It's been 15 years since National Bohemian left Maryland, but Patrick McCusker remembers it almost as bitterly as the day Robert Irsay took the Colts out of Baltimore.
He grew up with the beer. In the 1970s, everyone's basement bar sported pictures of three icons: the Colts, the Orioles and the dapper, mustachioed Mr. Boh.
This week, McCusker and other fans of the popular beer got some small satisfaction. Owner Pabst Blue Ribbon announced that Natty Boh would return to the state, on tap.
"It's not as big a deal as the Colts coming back to Baltimore, but it's pretty close," said McCusker, who owns Canton's Nacho Mama's, the bar and restaurant that will tap the first keg of Natty on Feb. 3.
Until now Boh was only available canned or by the bottle. But Pabst, under new ownership since last year, wants to spruce up a beloved brand that had all but ceded its share of the market to larger competitors and plans a hefty regional expansion.
It has already pre-sold an initial run of 300 kegs that will be available in 80 locations in the Baltimore area, Howard, Carroll, and Anne Arundel counties. And, in March, it will expand to Montgomery County and Washington.
Keg production is expected to continue for the foreseeable future, said Andy Gurjian, a representative of the company.
Natty Boh, a longtime local favorite for its affordability and for being famously brewed in "the Land of Pleasant Living," left the area in 1996, when then-owner Stroh Brewery Co. closed its Halethorpe brewery.
Three years later, Pabst bought Stroh and its brands — which aside from Boh, included Old Milwaukee and Schlitz — in a transaction valued in the hundreds of millions of dollars. Boh production was then moved to MillerCoors plants in North Carolina and Pennsylvania, and the beer stopped being served on tap.
Pabst began plans to bring Boh back on draft in October in response to distributors' and fans' demands to keep the brand alive, and for the fresher taste of kegs, Gurjian said.
The brand has experienced an ironic, grassroots revival since 2004, when the 11-story Natty Boh Tower atop Brewers' Hill was restored and Mr. Boh, its longtime mascot, started being plastered on all sorts of souvenirs and T-shirts, a monocled equivalent to the Hon lady.

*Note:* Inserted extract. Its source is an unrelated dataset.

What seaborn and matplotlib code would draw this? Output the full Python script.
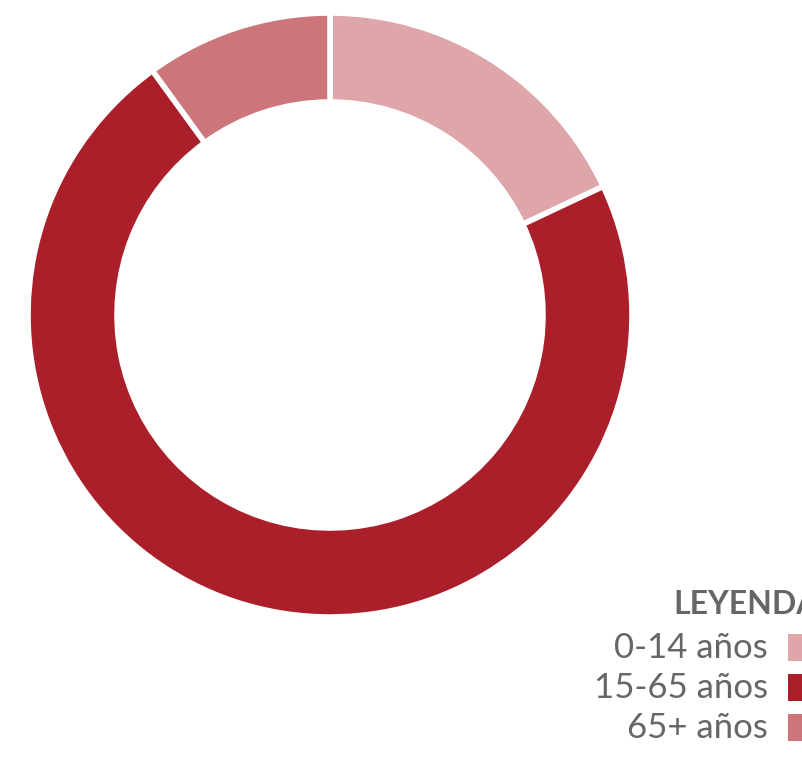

Another reason for the revival of the beer on draft is Pabst's sale last year to C. Dean Metropoulos & Co., a Connecticut equity firm. The new owners want to capitalize on a beer that they see as having potential thanks to its local following, Gurjian said.
Sales of the beer total 600,000 cases a year, with about 90 percent coming from Baltimore, according to the company.

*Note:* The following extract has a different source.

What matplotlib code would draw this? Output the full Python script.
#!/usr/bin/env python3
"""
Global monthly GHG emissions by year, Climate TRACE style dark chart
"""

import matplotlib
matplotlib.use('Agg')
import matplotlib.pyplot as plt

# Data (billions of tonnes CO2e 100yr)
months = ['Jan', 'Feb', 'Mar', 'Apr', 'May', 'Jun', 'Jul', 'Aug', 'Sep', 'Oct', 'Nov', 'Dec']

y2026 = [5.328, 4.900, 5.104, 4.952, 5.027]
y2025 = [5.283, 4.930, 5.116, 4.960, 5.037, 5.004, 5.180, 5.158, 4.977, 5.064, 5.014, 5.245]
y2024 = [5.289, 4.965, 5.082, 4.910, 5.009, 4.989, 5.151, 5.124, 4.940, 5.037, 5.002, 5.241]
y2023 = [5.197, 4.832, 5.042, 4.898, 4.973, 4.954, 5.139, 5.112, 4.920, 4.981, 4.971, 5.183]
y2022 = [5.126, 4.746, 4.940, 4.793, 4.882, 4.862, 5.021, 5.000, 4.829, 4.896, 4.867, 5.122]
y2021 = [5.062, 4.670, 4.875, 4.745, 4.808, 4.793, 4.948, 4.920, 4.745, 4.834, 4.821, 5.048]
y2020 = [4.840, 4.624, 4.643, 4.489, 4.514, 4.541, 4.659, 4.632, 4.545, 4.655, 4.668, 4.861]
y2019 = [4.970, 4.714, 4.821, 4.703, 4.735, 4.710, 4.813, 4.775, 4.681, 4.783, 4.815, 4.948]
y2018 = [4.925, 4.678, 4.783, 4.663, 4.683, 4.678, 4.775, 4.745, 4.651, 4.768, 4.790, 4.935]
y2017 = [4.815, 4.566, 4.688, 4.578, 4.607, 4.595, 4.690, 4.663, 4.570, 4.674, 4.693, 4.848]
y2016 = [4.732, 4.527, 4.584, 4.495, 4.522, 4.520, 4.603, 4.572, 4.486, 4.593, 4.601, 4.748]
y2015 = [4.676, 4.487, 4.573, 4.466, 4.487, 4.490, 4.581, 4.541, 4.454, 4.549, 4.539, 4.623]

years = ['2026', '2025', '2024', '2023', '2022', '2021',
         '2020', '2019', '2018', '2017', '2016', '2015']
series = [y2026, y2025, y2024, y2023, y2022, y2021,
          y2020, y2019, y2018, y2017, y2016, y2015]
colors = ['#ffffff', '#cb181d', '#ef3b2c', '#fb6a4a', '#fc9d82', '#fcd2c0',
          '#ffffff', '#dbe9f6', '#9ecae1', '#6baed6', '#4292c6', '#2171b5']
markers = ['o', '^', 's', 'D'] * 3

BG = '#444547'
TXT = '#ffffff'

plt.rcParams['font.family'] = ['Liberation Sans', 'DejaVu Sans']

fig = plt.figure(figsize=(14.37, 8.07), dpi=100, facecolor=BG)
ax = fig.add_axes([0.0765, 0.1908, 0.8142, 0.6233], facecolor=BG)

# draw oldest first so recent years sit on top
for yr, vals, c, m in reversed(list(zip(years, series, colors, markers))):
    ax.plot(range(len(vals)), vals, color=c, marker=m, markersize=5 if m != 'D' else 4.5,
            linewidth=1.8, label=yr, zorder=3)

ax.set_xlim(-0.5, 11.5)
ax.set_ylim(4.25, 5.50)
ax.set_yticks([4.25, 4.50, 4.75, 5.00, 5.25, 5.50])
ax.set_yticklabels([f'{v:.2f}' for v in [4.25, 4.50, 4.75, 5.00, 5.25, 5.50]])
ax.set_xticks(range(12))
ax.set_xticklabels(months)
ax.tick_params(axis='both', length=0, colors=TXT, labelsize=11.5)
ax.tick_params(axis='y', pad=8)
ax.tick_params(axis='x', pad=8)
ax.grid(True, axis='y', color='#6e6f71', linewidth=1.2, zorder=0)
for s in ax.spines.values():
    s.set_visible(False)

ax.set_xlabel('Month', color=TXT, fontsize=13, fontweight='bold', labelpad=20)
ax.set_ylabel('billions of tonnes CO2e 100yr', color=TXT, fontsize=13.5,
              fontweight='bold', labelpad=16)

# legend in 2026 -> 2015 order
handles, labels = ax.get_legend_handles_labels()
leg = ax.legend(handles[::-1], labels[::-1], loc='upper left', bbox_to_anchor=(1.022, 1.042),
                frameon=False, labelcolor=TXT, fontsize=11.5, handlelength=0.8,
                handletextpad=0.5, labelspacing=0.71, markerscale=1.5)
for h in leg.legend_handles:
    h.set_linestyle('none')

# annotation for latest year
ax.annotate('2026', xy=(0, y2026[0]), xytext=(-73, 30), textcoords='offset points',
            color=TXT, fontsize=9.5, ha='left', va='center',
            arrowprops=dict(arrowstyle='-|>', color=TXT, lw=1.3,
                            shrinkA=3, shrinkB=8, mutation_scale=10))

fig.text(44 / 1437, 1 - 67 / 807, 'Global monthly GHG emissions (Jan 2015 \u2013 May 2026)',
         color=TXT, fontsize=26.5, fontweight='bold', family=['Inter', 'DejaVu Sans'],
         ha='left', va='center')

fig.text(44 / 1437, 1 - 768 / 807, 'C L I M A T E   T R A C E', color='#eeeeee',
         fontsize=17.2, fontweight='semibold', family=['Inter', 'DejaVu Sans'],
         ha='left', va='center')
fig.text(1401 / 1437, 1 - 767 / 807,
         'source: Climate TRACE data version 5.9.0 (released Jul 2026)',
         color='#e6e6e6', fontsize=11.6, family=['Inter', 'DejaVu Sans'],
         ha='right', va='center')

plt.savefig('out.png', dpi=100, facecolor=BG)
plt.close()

"As a company we sell Natty Boh in bottles and cans, and it's doing just fine. We took a step back, and thought, why not? Why not change it up and do something different?" Gurjian said.

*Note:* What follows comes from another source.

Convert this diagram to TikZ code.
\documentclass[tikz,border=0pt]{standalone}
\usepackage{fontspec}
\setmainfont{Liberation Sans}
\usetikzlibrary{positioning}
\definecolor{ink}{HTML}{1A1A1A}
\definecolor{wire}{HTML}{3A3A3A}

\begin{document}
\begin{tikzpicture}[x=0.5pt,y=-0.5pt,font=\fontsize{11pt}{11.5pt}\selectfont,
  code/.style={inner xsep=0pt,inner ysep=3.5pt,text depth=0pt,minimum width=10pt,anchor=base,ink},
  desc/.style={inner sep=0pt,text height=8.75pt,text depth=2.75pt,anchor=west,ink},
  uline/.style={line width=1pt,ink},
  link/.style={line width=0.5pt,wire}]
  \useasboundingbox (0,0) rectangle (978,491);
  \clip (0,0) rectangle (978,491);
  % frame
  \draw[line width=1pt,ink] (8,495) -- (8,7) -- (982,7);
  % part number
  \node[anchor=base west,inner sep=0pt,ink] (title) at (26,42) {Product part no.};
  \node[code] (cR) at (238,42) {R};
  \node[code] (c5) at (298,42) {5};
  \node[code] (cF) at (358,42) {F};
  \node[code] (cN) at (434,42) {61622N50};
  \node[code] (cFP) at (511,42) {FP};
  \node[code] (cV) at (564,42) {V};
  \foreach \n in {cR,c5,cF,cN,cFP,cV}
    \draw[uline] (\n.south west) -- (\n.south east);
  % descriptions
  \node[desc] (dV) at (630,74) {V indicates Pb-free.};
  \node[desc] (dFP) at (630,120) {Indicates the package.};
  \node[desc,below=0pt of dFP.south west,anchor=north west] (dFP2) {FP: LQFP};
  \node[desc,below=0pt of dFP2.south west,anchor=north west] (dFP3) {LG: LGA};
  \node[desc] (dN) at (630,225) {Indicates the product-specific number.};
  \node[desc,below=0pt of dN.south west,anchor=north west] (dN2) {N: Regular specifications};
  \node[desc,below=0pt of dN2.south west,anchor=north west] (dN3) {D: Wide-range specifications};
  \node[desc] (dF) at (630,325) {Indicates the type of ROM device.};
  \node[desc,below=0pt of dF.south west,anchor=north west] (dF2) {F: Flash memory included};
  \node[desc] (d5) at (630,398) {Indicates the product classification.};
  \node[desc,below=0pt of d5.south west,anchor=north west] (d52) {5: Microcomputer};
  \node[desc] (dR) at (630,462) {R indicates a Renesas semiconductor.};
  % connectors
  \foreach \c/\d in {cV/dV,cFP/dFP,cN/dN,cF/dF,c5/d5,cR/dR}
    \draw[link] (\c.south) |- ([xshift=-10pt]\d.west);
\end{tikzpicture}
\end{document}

Benj Steinman, editor of industry newsletter Beer Marketer's Insights, added that the new owners want to refurbish the diminished assets they've inherited.
"It's a company with limited resources," he said. "They think they've got an intriguing property, and they want to see if they can bring an old brand alive."
He explained, though, that the return of draft is not a game changer for Pabst, which accounts for only about 3 percent of the overall beer market.
Its impact will be felt only locally, if at all. Judging from the company's initial run, that's how Pabst sees it too. Gurjian said that, though there's demand in other states, they want to focus mainly on Maryland, at least for now.
The return of draft Boh will be commemorated with keg-tapping parties at seven area locations, including Frazier's in Hampden and the Hamilton Tavern. A glass of Boh should still cost the same as a bottle.
Tom Creegan, co-owner of Brewer's Art in Mount Vernon, is bullish on Boh on draft. By the bottle, it's already the top seller at Brewer's behind their own beer.
"It's a nostalgia beer," he said.
But McCusker said Boh's draft revival is about more than just kitsch value.
"Even though it's not made here and it's not owned by National Bohemian, it's such a big part of this community and its heritage," he said. "I can't imagine a bar in Baltimore that wouldn't have it."